▸ WHAT IS EXPECTED: Write out the data again exactly, skipping every picture.
★ ★ ★ ★ ★
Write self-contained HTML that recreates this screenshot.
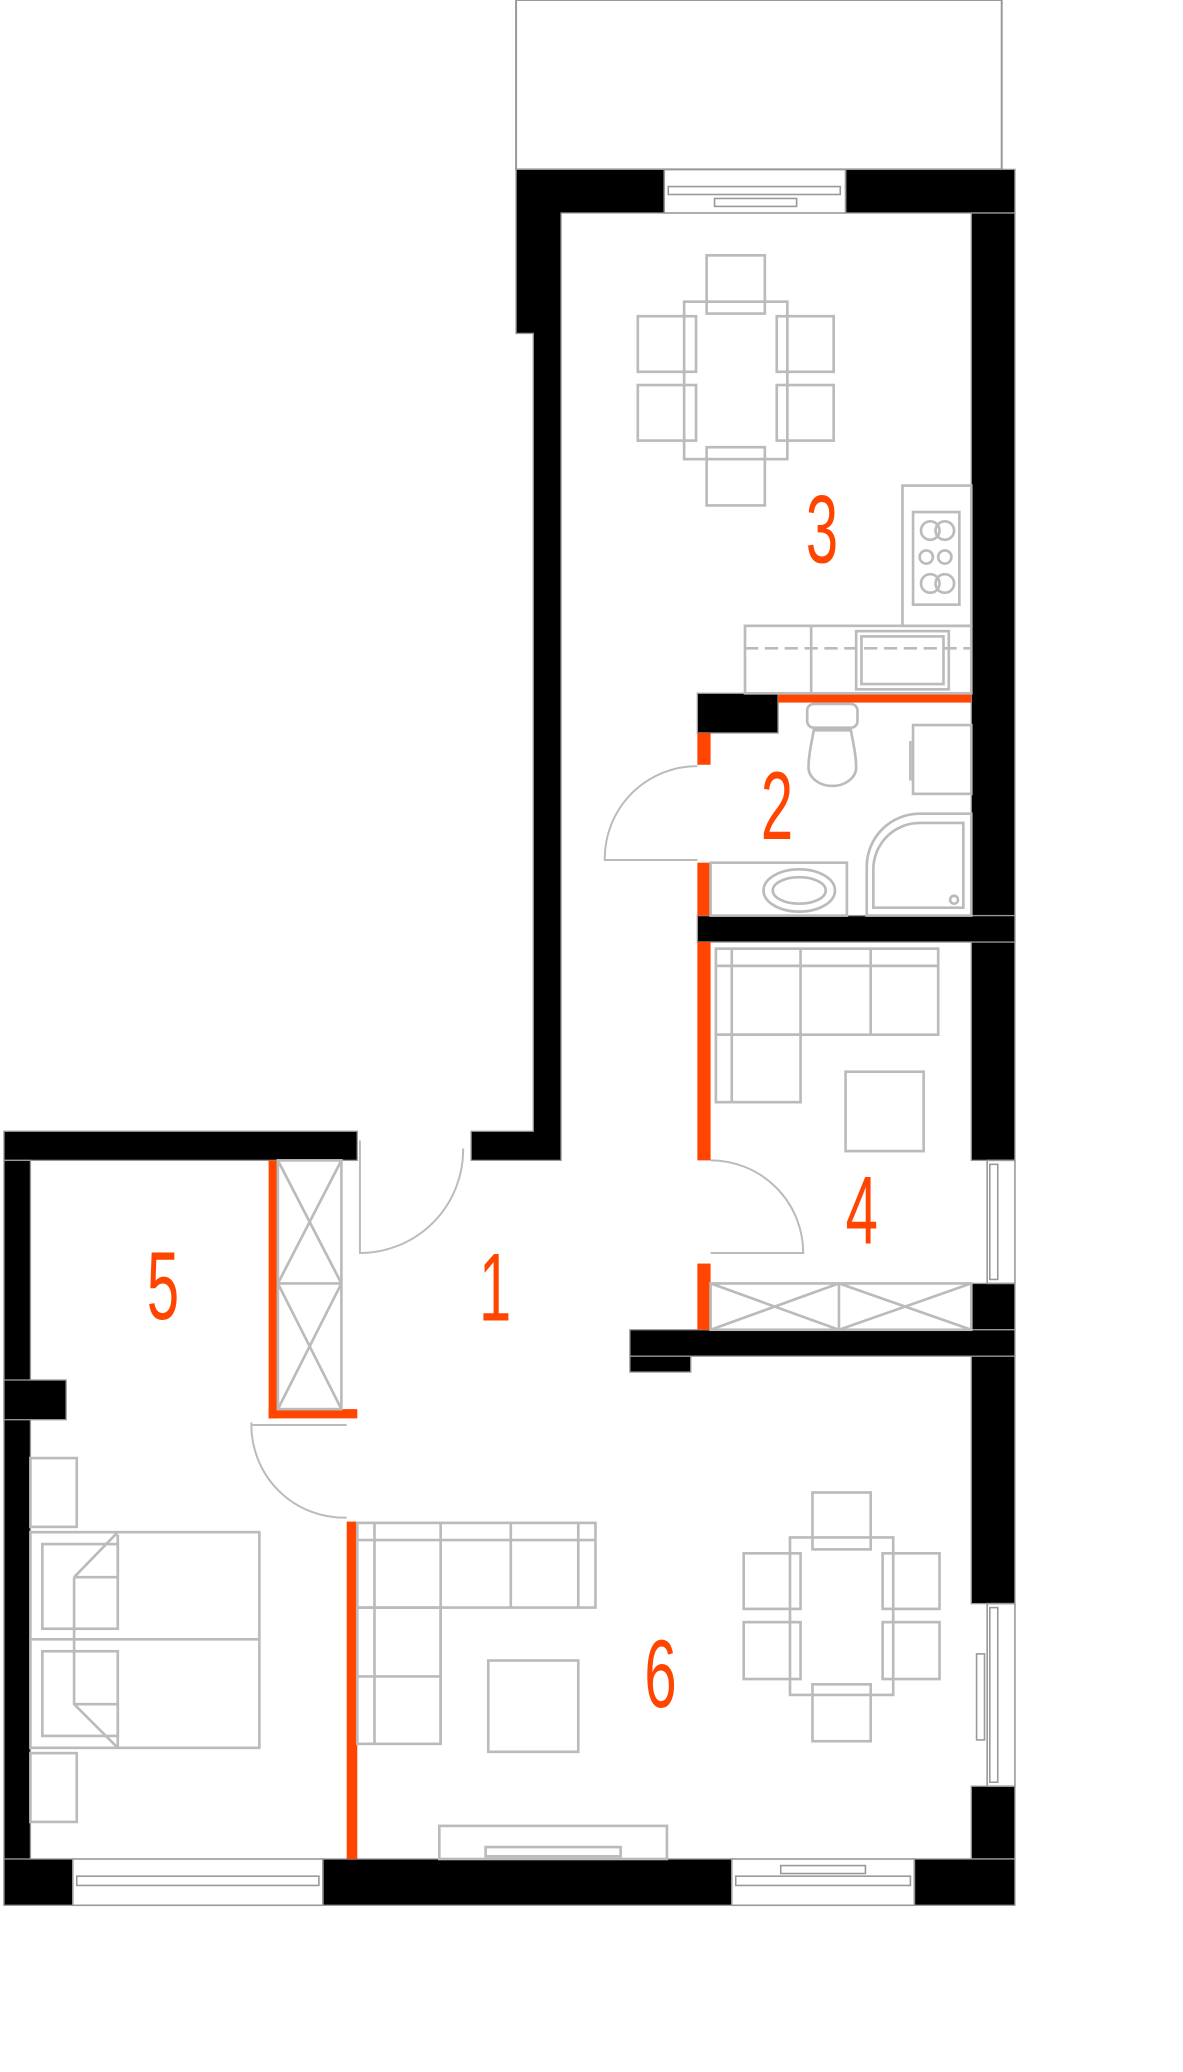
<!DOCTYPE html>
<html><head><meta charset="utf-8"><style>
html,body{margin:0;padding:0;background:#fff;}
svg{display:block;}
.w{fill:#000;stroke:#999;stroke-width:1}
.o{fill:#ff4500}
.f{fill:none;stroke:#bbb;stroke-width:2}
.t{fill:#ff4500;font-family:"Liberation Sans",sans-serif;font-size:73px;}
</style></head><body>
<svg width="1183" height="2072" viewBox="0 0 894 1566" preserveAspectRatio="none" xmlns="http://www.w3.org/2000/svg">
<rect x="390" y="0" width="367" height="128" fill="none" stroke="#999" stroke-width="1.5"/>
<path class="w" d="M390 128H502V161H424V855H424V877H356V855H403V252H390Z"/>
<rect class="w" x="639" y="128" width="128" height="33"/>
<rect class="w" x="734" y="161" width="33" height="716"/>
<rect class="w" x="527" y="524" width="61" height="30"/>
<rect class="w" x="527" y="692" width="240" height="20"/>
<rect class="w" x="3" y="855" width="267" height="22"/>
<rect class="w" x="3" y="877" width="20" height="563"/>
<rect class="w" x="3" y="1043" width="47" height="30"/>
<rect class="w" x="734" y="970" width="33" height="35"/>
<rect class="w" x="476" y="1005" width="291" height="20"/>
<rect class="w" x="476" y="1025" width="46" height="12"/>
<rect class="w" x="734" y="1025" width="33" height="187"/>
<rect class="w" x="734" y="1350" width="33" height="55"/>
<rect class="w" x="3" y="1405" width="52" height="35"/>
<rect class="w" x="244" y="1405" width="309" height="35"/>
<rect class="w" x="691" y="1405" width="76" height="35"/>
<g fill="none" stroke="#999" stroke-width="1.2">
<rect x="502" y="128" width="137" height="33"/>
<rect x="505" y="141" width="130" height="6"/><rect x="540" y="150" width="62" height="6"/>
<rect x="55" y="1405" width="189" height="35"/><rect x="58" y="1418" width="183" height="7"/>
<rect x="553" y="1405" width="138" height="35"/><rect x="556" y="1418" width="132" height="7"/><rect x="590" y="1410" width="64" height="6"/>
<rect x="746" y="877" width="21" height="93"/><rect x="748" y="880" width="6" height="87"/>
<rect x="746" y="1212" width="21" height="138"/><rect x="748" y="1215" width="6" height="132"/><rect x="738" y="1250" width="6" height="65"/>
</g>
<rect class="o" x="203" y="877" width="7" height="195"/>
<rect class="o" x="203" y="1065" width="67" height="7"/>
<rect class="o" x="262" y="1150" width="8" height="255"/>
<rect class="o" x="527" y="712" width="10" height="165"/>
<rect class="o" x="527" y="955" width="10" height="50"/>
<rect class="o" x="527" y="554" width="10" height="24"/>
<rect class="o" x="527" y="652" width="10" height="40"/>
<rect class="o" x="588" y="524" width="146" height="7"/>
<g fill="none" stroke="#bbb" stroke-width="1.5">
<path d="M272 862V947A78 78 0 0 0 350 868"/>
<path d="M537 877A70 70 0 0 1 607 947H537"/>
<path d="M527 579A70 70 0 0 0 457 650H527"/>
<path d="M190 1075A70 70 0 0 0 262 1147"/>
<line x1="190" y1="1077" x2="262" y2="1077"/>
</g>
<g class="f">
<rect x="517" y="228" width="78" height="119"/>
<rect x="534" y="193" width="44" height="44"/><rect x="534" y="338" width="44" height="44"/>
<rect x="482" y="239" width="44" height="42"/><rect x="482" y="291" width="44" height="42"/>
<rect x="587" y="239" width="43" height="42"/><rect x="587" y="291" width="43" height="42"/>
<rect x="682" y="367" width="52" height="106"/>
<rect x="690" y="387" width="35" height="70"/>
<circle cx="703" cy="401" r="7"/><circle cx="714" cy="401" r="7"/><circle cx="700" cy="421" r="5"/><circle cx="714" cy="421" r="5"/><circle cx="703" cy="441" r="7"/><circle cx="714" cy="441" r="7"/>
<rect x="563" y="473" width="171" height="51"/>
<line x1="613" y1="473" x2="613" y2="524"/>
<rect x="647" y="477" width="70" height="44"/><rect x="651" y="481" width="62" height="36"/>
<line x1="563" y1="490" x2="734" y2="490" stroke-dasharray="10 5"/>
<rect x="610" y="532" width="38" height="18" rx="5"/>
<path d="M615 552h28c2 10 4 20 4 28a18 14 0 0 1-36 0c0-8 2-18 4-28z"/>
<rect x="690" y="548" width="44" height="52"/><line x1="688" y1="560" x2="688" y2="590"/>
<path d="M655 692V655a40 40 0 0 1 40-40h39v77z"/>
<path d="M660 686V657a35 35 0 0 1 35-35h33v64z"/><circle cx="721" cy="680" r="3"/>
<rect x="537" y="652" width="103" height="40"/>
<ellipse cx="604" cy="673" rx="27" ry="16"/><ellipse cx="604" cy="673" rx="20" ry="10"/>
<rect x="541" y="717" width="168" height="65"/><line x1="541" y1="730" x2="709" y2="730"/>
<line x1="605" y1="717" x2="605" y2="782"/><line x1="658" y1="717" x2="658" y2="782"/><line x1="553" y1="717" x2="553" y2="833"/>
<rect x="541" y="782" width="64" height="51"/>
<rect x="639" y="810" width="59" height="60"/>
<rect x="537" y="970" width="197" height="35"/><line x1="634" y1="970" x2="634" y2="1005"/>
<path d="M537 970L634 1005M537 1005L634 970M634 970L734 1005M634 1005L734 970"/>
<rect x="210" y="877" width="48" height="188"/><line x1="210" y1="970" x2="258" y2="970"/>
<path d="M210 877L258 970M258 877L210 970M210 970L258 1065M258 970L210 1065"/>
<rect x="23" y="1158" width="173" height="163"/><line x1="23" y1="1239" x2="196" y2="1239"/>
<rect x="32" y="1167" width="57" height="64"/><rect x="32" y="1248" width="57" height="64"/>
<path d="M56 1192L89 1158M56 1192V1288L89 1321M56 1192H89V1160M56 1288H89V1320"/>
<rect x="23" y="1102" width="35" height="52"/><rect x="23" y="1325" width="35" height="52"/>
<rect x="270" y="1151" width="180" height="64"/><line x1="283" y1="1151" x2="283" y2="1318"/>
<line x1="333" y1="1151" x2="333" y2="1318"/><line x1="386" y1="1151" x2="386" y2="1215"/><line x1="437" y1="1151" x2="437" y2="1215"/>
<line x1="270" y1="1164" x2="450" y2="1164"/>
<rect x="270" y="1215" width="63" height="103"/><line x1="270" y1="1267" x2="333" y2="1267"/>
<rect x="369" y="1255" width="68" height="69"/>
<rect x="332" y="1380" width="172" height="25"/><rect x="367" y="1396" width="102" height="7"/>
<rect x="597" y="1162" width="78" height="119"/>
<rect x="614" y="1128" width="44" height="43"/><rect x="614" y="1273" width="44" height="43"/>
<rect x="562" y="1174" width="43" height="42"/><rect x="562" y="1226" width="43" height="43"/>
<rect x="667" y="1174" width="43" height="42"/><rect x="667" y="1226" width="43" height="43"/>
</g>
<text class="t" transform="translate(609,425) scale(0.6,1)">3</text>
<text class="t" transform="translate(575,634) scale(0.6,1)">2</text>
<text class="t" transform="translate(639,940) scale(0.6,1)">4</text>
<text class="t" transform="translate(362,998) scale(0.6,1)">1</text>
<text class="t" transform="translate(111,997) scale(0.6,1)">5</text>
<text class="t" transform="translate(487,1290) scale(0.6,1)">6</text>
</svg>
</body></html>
★ ★ ★ ★ ★
▸ WRITTEN RESPONSE:
Write self-contained HTML that recreates this screenshot.
<!DOCTYPE html>
<html><head><meta charset="utf-8"><style>
html,body{margin:0;padding:0;background:#fff;}
svg{display:block;}
.w{fill:#000;stroke:#999;stroke-width:1}
.o{fill:#ff4500}
.f{fill:none;stroke:#bbb;stroke-width:2}
.t{fill:#ff4500;font-family:"Liberation Sans",sans-serif;font-size:73px;}
</style></head><body>
<svg width="1183" height="2072" viewBox="0 0 894 1566" preserveAspectRatio="none" xmlns="http://www.w3.org/2000/svg">
<rect x="390" y="0" width="367" height="128" fill="none" stroke="#999" stroke-width="1.5"/>
<path class="w" d="M390 128H502V161H424V855H424V877H356V855H403V252H390Z"/>
<rect class="w" x="639" y="128" width="128" height="33"/>
<rect class="w" x="734" y="161" width="33" height="716"/>
<rect class="w" x="527" y="524" width="61" height="30"/>
<rect class="w" x="527" y="692" width="240" height="20"/>
<rect class="w" x="3" y="855" width="267" height="22"/>
<rect class="w" x="3" y="877" width="20" height="563"/>
<rect class="w" x="3" y="1043" width="47" height="30"/>
<rect class="w" x="734" y="970" width="33" height="35"/>
<rect class="w" x="476" y="1005" width="291" height="20"/>
<rect class="w" x="476" y="1025" width="46" height="12"/>
<rect class="w" x="734" y="1025" width="33" height="187"/>
<rect class="w" x="734" y="1350" width="33" height="55"/>
<rect class="w" x="3" y="1405" width="52" height="35"/>
<rect class="w" x="244" y="1405" width="309" height="35"/>
<rect class="w" x="691" y="1405" width="76" height="35"/>
<g fill="none" stroke="#999" stroke-width="1.2">
<rect x="502" y="128" width="137" height="33"/>
<rect x="505" y="141" width="130" height="6"/><rect x="540" y="150" width="62" height="6"/>
<rect x="55" y="1405" width="189" height="35"/><rect x="58" y="1418" width="183" height="7"/>
<rect x="553" y="1405" width="138" height="35"/><rect x="556" y="1418" width="132" height="7"/><rect x="590" y="1410" width="64" height="6"/>
<rect x="746" y="877" width="21" height="93"/><rect x="748" y="880" width="6" height="87"/>
<rect x="746" y="1212" width="21" height="138"/><rect x="748" y="1215" width="6" height="132"/><rect x="738" y="1250" width="6" height="65"/>
</g>
<rect class="o" x="203" y="877" width="7" height="195"/>
<rect class="o" x="203" y="1065" width="67" height="7"/>
<rect class="o" x="262" y="1150" width="8" height="255"/>
<rect class="o" x="527" y="712" width="10" height="165"/>
<rect class="o" x="527" y="955" width="10" height="50"/>
<rect class="o" x="527" y="554" width="10" height="24"/>
<rect class="o" x="527" y="652" width="10" height="40"/>
<rect class="o" x="588" y="524" width="146" height="7"/>
<g fill="none" stroke="#bbb" stroke-width="1.5">
<path d="M272 862V947A78 78 0 0 0 350 868"/>
<path d="M537 877A70 70 0 0 1 607 947H537"/>
<path d="M527 579A70 70 0 0 0 457 650H527"/>
<path d="M190 1075A70 70 0 0 0 262 1147"/>
<line x1="190" y1="1077" x2="262" y2="1077"/>
</g>
<g class="f">
<rect x="517" y="228" width="78" height="119"/>
<rect x="534" y="193" width="44" height="44"/><rect x="534" y="338" width="44" height="44"/>
<rect x="482" y="239" width="44" height="42"/><rect x="482" y="291" width="44" height="42"/>
<rect x="587" y="239" width="43" height="42"/><rect x="587" y="291" width="43" height="42"/>
<rect x="682" y="367" width="52" height="106"/>
<rect x="690" y="387" width="35" height="70"/>
<circle cx="703" cy="401" r="7"/><circle cx="714" cy="401" r="7"/><circle cx="700" cy="421" r="5"/><circle cx="714" cy="421" r="5"/><circle cx="703" cy="441" r="7"/><circle cx="714" cy="441" r="7"/>
<rect x="563" y="473" width="171" height="51"/>
<line x1="613" y1="473" x2="613" y2="524"/>
<rect x="647" y="477" width="70" height="44"/><rect x="651" y="481" width="62" height="36"/>
<line x1="563" y1="490" x2="734" y2="490" stroke-dasharray="10 5"/>
<rect x="610" y="532" width="38" height="18" rx="5"/>
<path d="M615 552h28c2 10 4 20 4 28a18 14 0 0 1-36 0c0-8 2-18 4-28z"/>
<rect x="690" y="548" width="44" height="52"/><line x1="688" y1="560" x2="688" y2="590"/>
<path d="M655 692V655a40 40 0 0 1 40-40h39v77z"/>
<path d="M660 686V657a35 35 0 0 1 35-35h33v64z"/><circle cx="721" cy="680" r="3"/>
<rect x="537" y="652" width="103" height="40"/>
<ellipse cx="604" cy="673" rx="27" ry="16"/><ellipse cx="604" cy="673" rx="20" ry="10"/>
<rect x="541" y="717" width="168" height="65"/><line x1="541" y1="730" x2="709" y2="730"/>
<line x1="605" y1="717" x2="605" y2="782"/><line x1="658" y1="717" x2="658" y2="782"/><line x1="553" y1="717" x2="553" y2="833"/>
<rect x="541" y="782" width="64" height="51"/>
<rect x="639" y="810" width="59" height="60"/>
<rect x="537" y="970" width="197" height="35"/><line x1="634" y1="970" x2="634" y2="1005"/>
<path d="M537 970L634 1005M537 1005L634 970M634 970L734 1005M634 1005L734 970"/>
<rect x="210" y="877" width="48" height="188"/><line x1="210" y1="970" x2="258" y2="970"/>
<path d="M210 877L258 970M258 877L210 970M210 970L258 1065M258 970L210 1065"/>
<rect x="23" y="1158" width="173" height="163"/><line x1="23" y1="1239" x2="196" y2="1239"/>
<rect x="32" y="1167" width="57" height="64"/><rect x="32" y="1248" width="57" height="64"/>
<path d="M56 1192L89 1158M56 1192V1288L89 1321M56 1192H89V1160M56 1288H89V1320"/>
<rect x="23" y="1102" width="35" height="52"/><rect x="23" y="1325" width="35" height="52"/>
<rect x="270" y="1151" width="180" height="64"/><line x1="283" y1="1151" x2="283" y2="1318"/>
<line x1="333" y1="1151" x2="333" y2="1318"/><line x1="386" y1="1151" x2="386" y2="1215"/><line x1="437" y1="1151" x2="437" y2="1215"/>
<line x1="270" y1="1164" x2="450" y2="1164"/>
<rect x="270" y="1215" width="63" height="103"/><line x1="270" y1="1267" x2="333" y2="1267"/>
<rect x="369" y="1255" width="68" height="69"/>
<rect x="332" y="1380" width="172" height="25"/><rect x="367" y="1396" width="102" height="7"/>
<rect x="597" y="1162" width="78" height="119"/>
<rect x="614" y="1128" width="44" height="43"/><rect x="614" y="1273" width="44" height="43"/>
<rect x="562" y="1174" width="43" height="42"/><rect x="562" y="1226" width="43" height="43"/>
<rect x="667" y="1174" width="43" height="42"/><rect x="667" y="1226" width="43" height="43"/>
</g>
<text class="t" transform="translate(609,425) scale(0.6,1)">3</text>
<text class="t" transform="translate(575,634) scale(0.6,1)">2</text>
<text class="t" transform="translate(639,940) scale(0.6,1)">4</text>
<text class="t" transform="translate(362,998) scale(0.6,1)">1</text>
<text class="t" transform="translate(111,997) scale(0.6,1)">5</text>
<text class="t" transform="translate(487,1290) scale(0.6,1)">6</text>
</svg>
</body></html>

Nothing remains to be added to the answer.